• **GIVEN TASK**
Your task is to transcribe all of the data below exactly, omitting the images.

• **SOURCE MATERIAL**
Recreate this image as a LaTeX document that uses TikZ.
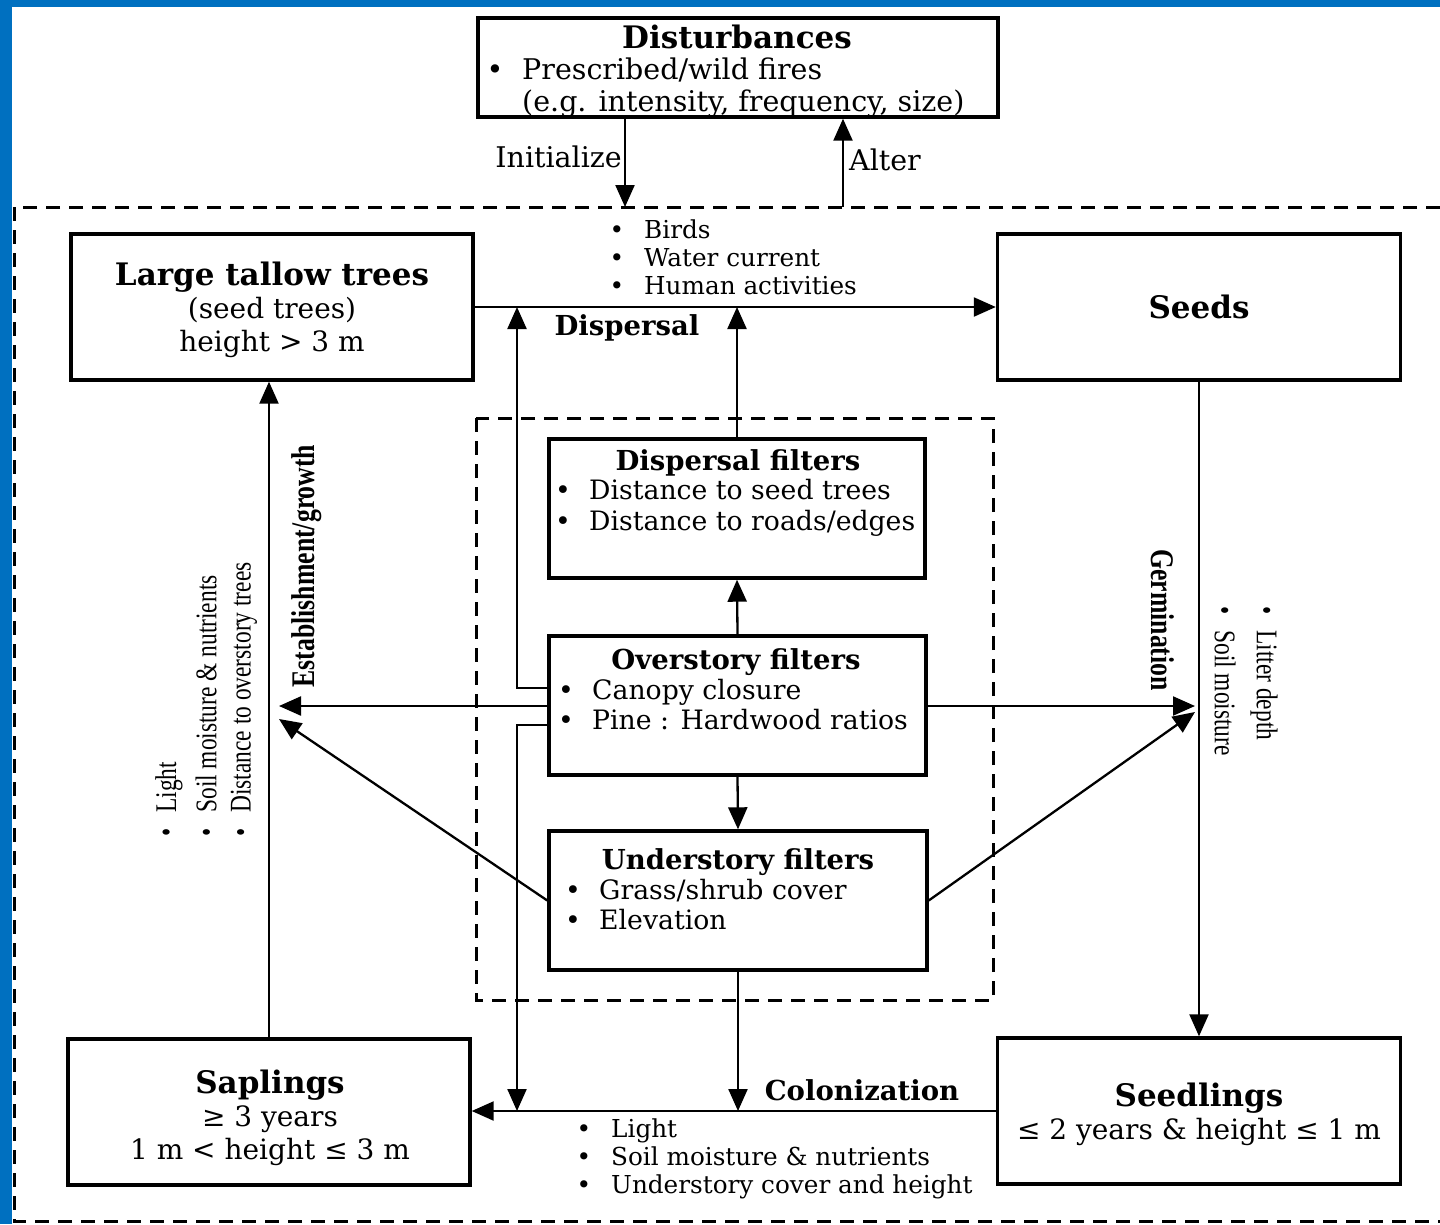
\documentclass[tikz,border=0pt]{standalone}
\usepackage{fontspec}
\setmainfont{DejaVu Serif}
\newfontfamily\tnr[FakeStretch=0.78]{Liberation Serif}
\usetikzlibrary{arrows.meta}
\definecolor{frameblue}{RGB}{0,112,192}
\begin{document}
\begin{tikzpicture}[x=1pt,y=-1pt,
  box/.style={draw, line width=3.4pt, inner sep=0pt, align=center, font={\fontsize{28}{33}\selectfont}},
  conn/.style={line width=2.3pt, -{Triangle[length=22pt,width=19pt]}},
  dashbox/.style={line width=3pt, dash pattern=on 14pt off 9pt},
  txt/.style={inner sep=0pt, anchor=west, font={\fontsize{26.7}{32}\selectfont}, text height=25pt, text depth=6pt},
  bul/.style={inner sep=0pt, font={\fontsize{26.7}{32}\selectfont}, text height=25pt, text depth=6pt},
  big/.style={font={\fontsize{28.5}{33}\selectfont}},
  small/.style={font={\fontsize{24.7}{30}\selectfont}},
  ttl/.style={inner sep=0pt, font={\fontsize{27.5}{32}\selectfont\bfseries}},
  bigttl/.style={font={\fontsize{31}{34}\selectfont\bfseries}},
  btxt/.style={inner sep=0pt, align=center, font={\fontsize{28}{33}\selectfont}},
  rot/.style={inner sep=0pt, font={\tnr\fontsize{30}{36}\selectfont}},
  rotb/.style={inner sep=0pt, font={\tnr\fontsize{33}{38}\selectfont\bfseries}},
]
\useasboundingbox (0,0) rectangle (1440,1224);
% blue frame
\fill[frameblue] (0,0) rectangle (12,1224);
\fill[frameblue] (0,0) rectangle (1440,7);
% dashed regions
\draw[dashbox] (1440,207) -- (14,207) -- (14,1221) -- (1440,1221);
\draw[dashbox] (476,418) rectangle (993,1000);

% boxes
\node[box, minimum width=520pt, minimum height=99pt] (dist) at (738,67.5) {};
\node[box, minimum width=402pt, minimum height=146pt] (ltt) at (272,307) {};
\node[btxt] (lttT) at (272,309.5)
  {{\fontsize{31}{34}\selectfont\bfseries Large tallow trees}\\(seed trees)\\height > 3 m};
\node[box, minimum width=403pt, minimum height=146pt] (seeds) at (1199,307)
  {{\fontsize{31}{34}\selectfont\bfseries Seeds}};
\node[box, minimum width=376pt, minimum height=139pt] (dispf) at (737,508.5) {};
\node[box, minimum width=377pt, minimum height=139pt] (overf) at (737.5,705.5) {};
\node[box, minimum width=378pt, minimum height=139pt] (underf) at (738,900.5) {};
\node[box, minimum width=402pt, minimum height=146pt] (sapl) at (269,1112) {};
\node[box, minimum width=403pt, minimum height=146pt] (seedl) at (1199,1111) {};
\node[btxt] (saplT) at (270,1117.5)
  {{\fontsize{31}{34}\selectfont\bfseries Saplings}\\≥ 3 years\\1 m < height ≤ 3 m};
\node[btxt] (seedlT) at (1199,1114.5)
  {{\fontsize{31}{34}\selectfont\bfseries Seedlings}\\≤ 2 years \& height ≤ 1 m};

% box texts
\node[ttl, bigttl] (distT) at (737,37) {Disturbances};
\node[bul, big] (distB) at (495,70) {•};
\node[txt, big] (distL1) at (522,70) {Prescribed/wild fires};
\node[txt, big] (distL2) at (522,102) {(e.g. intensity, frequency, size)};

\node[ttl] (dispfT) at (738,463) {Dispersal filters};
\node[bul] (dispfB1) at (563,490) {•};
\node[txt] (dispfL1) at (589,490) {Distance to seed trees};
\node[bul] (dispfB2) at (563,521) {•};
\node[txt] (dispfL2) at (589,521) {Distance to roads/edges};

\node[ttl] (overfT) at (736,662) {Overstory filters};
\node[bul] (overfB1) at (566,690) {•};
\node[txt] (overfL1) at (592,690) {Canopy closure};
\node[bul] (overfB2) at (566,720) {•};
\node[txt] (overfL2) at (592,720) {Pine : Hardwood ratios};

\node[ttl] (underfT) at (738,862) {Understory filters};
\node[bul] (underfB1) at (573,890) {•};
\node[txt] (underfL1) at (599,890) {Grass/shrub cover};
\node[bul] (underfB2) at (573,920) {•};
\node[txt] (underfL2) at (599,920) {Elevation};

% edge labels
\node[txt, big, anchor=east] (initL) at (622,158) {Initialize};
\node[txt, big] (altL) at (849,161) {Alter};

\node[bul, small] (dB1) at (617,229) {•};
\node[txt, small] (dL1) at (644,229) {Birds};
\node[bul, small] (dB2) at (617,257) {•};
\node[txt, small] (dL2) at (644,257) {Water current};
\node[bul, small] (dB3) at (617,285) {•};
\node[txt, small] (dL3) at (644,285) {Human activities};
\node[ttl] (dispL) at (627,328) {Dispersal};

\node[ttl] (colL) at (862,1090) {Colonization};
\node[bul, small] (cB1) at (584,1128) {•};
\node[txt, small] (cL1) at (611,1128) {Light};
\node[bul, small] (cB2) at (584,1156) {•};
\node[txt, small] (cL2) at (611,1156) {Soil moisture \& nutrients};
\node[bul, small] (cB3) at (584,1184) {•};
\node[txt, small] (cL3) at (611,1184) {Understory cover and height};

\node[rotb, rotate=90] (estL) at (307,566) {Establishment/growth};
\node[rot, rotate=90, anchor=west] (eL1) at (169,837) {•\hspace{16pt}Light};
\node[rot, rotate=90, anchor=west] (eL2) at (206,837) {•\hspace{16pt}Soil moisture \& nutrients};
\node[rot, rotate=90, anchor=west] (eL3) at (244,837) {•\hspace{16pt}Distance to overstory trees};

\node[rotb, rotate=-90] (germL) at (1163,620) {Germination};
\node[rot, rotate=-90, anchor=west] (gL1) at (1264,606) {•\hspace{16pt}Litter depth};
\node[rot, rotate=-90, anchor=west] (gL2) at (1225,606) {•\hspace{16pt}Soil moisture};

% connectors
\coordinate (initE) at (625,207);
\coordinate (altS) at (843,207);
\draw[conn] (dist.south -| initE) -- (initE);
\draw[conn] (altS) -- (dist.south -| altS);
\draw[conn] (ltt.east) -- (seeds.west |- ltt.east);
\draw[conn] (dispf.north) -- (dispf.north |- ltt.east);
\coordinate (lup) at (517,688);
\draw[conn] (overf.west |- lup) -- (lup) -- (lup |- ltt.east);
\coordinate (ldn) at (517,725);
\draw[conn] (overf.west |- ldn) -- (ldn) -- (ldn |- seedl.west);
\coordinate (estTip) at (279,706);
\draw[conn] (overf.west |- estTip) -- (estTip);
\coordinate (gerTip) at (1195,706);
\draw[conn] (overf.east |- gerTip) -- (gerTip);
\draw[conn] (overf.north) -- (dispf.south);
\draw[conn] (overf.south) -- (underf.north);
\coordinate (estTip2) at (279,719);
\coordinate (gerTip2) at (1195,712);
\draw[conn] (underf.west) -- (estTip2);
\draw[conn] (underf.east) -- (gerTip2);
\draw[conn] (underf.south) -- (underf.south |- seedl.west);
\draw[conn] (seedl.west) -- (sapl.east |- seedl.west);
\draw[conn] (sapl.north) -- (sapl.north |- ltt.south);
\draw[conn] (seeds.south) -- (seeds.south |- seedl.north);
\end{tikzpicture}
\end{document}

• **ANSWER FOR THE TASK**
Recreate this image as a LaTeX document that uses TikZ.
\documentclass[tikz,border=0pt]{standalone}
\usepackage{fontspec}
\setmainfont{DejaVu Serif}
\newfontfamily\tnr[FakeStretch=0.78]{Liberation Serif}
\usetikzlibrary{arrows.meta}
\definecolor{frameblue}{RGB}{0,112,192}
\begin{document}
\begin{tikzpicture}[x=1pt,y=-1pt,
  box/.style={draw, line width=3.4pt, inner sep=0pt, align=center, font={\fontsize{28}{33}\selectfont}},
  conn/.style={line width=2.3pt, -{Triangle[length=22pt,width=19pt]}},
  dashbox/.style={line width=3pt, dash pattern=on 14pt off 9pt},
  txt/.style={inner sep=0pt, anchor=west, font={\fontsize{26.7}{32}\selectfont}, text height=25pt, text depth=6pt},
  bul/.style={inner sep=0pt, font={\fontsize{26.7}{32}\selectfont}, text height=25pt, text depth=6pt},
  big/.style={font={\fontsize{28.5}{33}\selectfont}},
  small/.style={font={\fontsize{24.7}{30}\selectfont}},
  ttl/.style={inner sep=0pt, font={\fontsize{27.5}{32}\selectfont\bfseries}},
  bigttl/.style={font={\fontsize{31}{34}\selectfont\bfseries}},
  btxt/.style={inner sep=0pt, align=center, font={\fontsize{28}{33}\selectfont}},
  rot/.style={inner sep=0pt, font={\tnr\fontsize{30}{36}\selectfont}},
  rotb/.style={inner sep=0pt, font={\tnr\fontsize{33}{38}\selectfont\bfseries}},
]
\useasboundingbox (0,0) rectangle (1440,1224);
% blue frame
\fill[frameblue] (0,0) rectangle (12,1224);
\fill[frameblue] (0,0) rectangle (1440,7);
% dashed regions
\draw[dashbox] (1440,207) -- (14,207) -- (14,1221) -- (1440,1221);
\draw[dashbox] (476,418) rectangle (993,1000);

% boxes
\node[box, minimum width=520pt, minimum height=99pt] (dist) at (738,67.5) {};
\node[box, minimum width=402pt, minimum height=146pt] (ltt) at (272,307) {};
\node[btxt] (lttT) at (272,309.5)
  {{\fontsize{31}{34}\selectfont\bfseries Large tallow trees}\\(seed trees)\\height > 3 m};
\node[box, minimum width=403pt, minimum height=146pt] (seeds) at (1199,307)
  {{\fontsize{31}{34}\selectfont\bfseries Seeds}};
\node[box, minimum width=376pt, minimum height=139pt] (dispf) at (737,508.5) {};
\node[box, minimum width=377pt, minimum height=139pt] (overf) at (737.5,705.5) {};
\node[box, minimum width=378pt, minimum height=139pt] (underf) at (738,900.5) {};
\node[box, minimum width=402pt, minimum height=146pt] (sapl) at (269,1112) {};
\node[box, minimum width=403pt, minimum height=146pt] (seedl) at (1199,1111) {};
\node[btxt] (saplT) at (270,1117.5)
  {{\fontsize{31}{34}\selectfont\bfseries Saplings}\\≥ 3 years\\1 m < height ≤ 3 m};
\node[btxt] (seedlT) at (1199,1114.5)
  {{\fontsize{31}{34}\selectfont\bfseries Seedlings}\\≤ 2 years \& height ≤ 1 m};

% box texts
\node[ttl, bigttl] (distT) at (737,37) {Disturbances};
\node[bul, big] (distB) at (495,70) {•};
\node[txt, big] (distL1) at (522,70) {Prescribed/wild fires};
\node[txt, big] (distL2) at (522,102) {(e.g. intensity, frequency, size)};

\node[ttl] (dispfT) at (738,463) {Dispersal filters};
\node[bul] (dispfB1) at (563,490) {•};
\node[txt] (dispfL1) at (589,490) {Distance to seed trees};
\node[bul] (dispfB2) at (563,521) {•};
\node[txt] (dispfL2) at (589,521) {Distance to roads/edges};

\node[ttl] (overfT) at (736,662) {Overstory filters};
\node[bul] (overfB1) at (566,690) {•};
\node[txt] (overfL1) at (592,690) {Canopy closure};
\node[bul] (overfB2) at (566,720) {•};
\node[txt] (overfL2) at (592,720) {Pine : Hardwood ratios};

\node[ttl] (underfT) at (738,862) {Understory filters};
\node[bul] (underfB1) at (573,890) {•};
\node[txt] (underfL1) at (599,890) {Grass/shrub cover};
\node[bul] (underfB2) at (573,920) {•};
\node[txt] (underfL2) at (599,920) {Elevation};

% edge labels
\node[txt, big, anchor=east] (initL) at (622,158) {Initialize};
\node[txt, big] (altL) at (849,161) {Alter};

\node[bul, small] (dB1) at (617,229) {•};
\node[txt, small] (dL1) at (644,229) {Birds};
\node[bul, small] (dB2) at (617,257) {•};
\node[txt, small] (dL2) at (644,257) {Water current};
\node[bul, small] (dB3) at (617,285) {•};
\node[txt, small] (dL3) at (644,285) {Human activities};
\node[ttl] (dispL) at (627,328) {Dispersal};

\node[ttl] (colL) at (862,1090) {Colonization};
\node[bul, small] (cB1) at (584,1128) {•};
\node[txt, small] (cL1) at (611,1128) {Light};
\node[bul, small] (cB2) at (584,1156) {•};
\node[txt, small] (cL2) at (611,1156) {Soil moisture \& nutrients};
\node[bul, small] (cB3) at (584,1184) {•};
\node[txt, small] (cL3) at (611,1184) {Understory cover and height};

\node[rotb, rotate=90] (estL) at (307,566) {Establishment/growth};
\node[rot, rotate=90, anchor=west] (eL1) at (169,837) {•\hspace{16pt}Light};
\node[rot, rotate=90, anchor=west] (eL2) at (206,837) {•\hspace{16pt}Soil moisture \& nutrients};
\node[rot, rotate=90, anchor=west] (eL3) at (244,837) {•\hspace{16pt}Distance to overstory trees};

\node[rotb, rotate=-90] (germL) at (1163,620) {Germination};
\node[rot, rotate=-90, anchor=west] (gL1) at (1264,606) {•\hspace{16pt}Litter depth};
\node[rot, rotate=-90, anchor=west] (gL2) at (1225,606) {•\hspace{16pt}Soil moisture};

% connectors
\coordinate (initE) at (625,207);
\coordinate (altS) at (843,207);
\draw[conn] (dist.south -| initE) -- (initE);
\draw[conn] (altS) -- (dist.south -| altS);
\draw[conn] (ltt.east) -- (seeds.west |- ltt.east);
\draw[conn] (dispf.north) -- (dispf.north |- ltt.east);
\coordinate (lup) at (517,688);
\draw[conn] (overf.west |- lup) -- (lup) -- (lup |- ltt.east);
\coordinate (ldn) at (517,725);
\draw[conn] (overf.west |- ldn) -- (ldn) -- (ldn |- seedl.west);
\coordinate (estTip) at (279,706);
\draw[conn] (overf.west |- estTip) -- (estTip);
\coordinate (gerTip) at (1195,706);
\draw[conn] (overf.east |- gerTip) -- (gerTip);
\draw[conn] (overf.north) -- (dispf.south);
\draw[conn] (overf.south) -- (underf.north);
\coordinate (estTip2) at (279,719);
\coordinate (gerTip2) at (1195,712);
\draw[conn] (underf.west) -- (estTip2);
\draw[conn] (underf.east) -- (gerTip2);
\draw[conn] (underf.south) -- (underf.south |- seedl.west);
\draw[conn] (seedl.west) -- (sapl.east |- seedl.west);
\draw[conn] (sapl.north) -- (sapl.north |- ltt.south);
\draw[conn] (seeds.south) -- (seeds.south |- seedl.north);
\end{tikzpicture}
\end{document}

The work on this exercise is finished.